In practice, the flexibility part tends to be harder than the prediction part. Employees tend to have pretty set schedules. Ideally, employees will have alternative things to do, like at Walgreens. Then we can have plenty of employees without people sitting around. But if the employee is a specialist, then that can be tricky.

One trick that can help is combining individual queues into bigger queues. Imagine that two employees, Alice and Bob, each have their own separate queue of customers. Sometimes Alice is busy when Bob is bored, and sometimes it's the other way around. If they can share the same queue, then it's the same as Bob helping Alice when he's bored, and Alice helping Bob when she's bored. The easier it is to hand off a customer between people, the better this works. On the other hand, if Alice and Bob are two different kinds of specialist, then this doesn't work at all - Bob can't help Alice' customers, and Alice can't help Bob's customers.

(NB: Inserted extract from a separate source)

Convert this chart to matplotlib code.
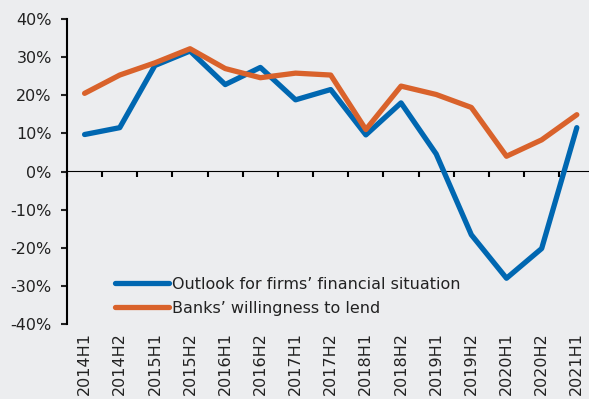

Don't get too distracted by avoiding the trade off. Opportunities to better balance customers and employees are valuable and should definitely be pursued, but at the end of the day, the trade off will need to be addressed. A target needs to be set for customer wait times, with the understanding that sometimes capacity will exceed customers, and employees will have spare time on their hands. In fact, if customer wait times are to be kept small, then employees must have spare time. There need to be employees sitting around when a customer arrives, in order for the customer to be processed quickly. That's the crucial takeaway.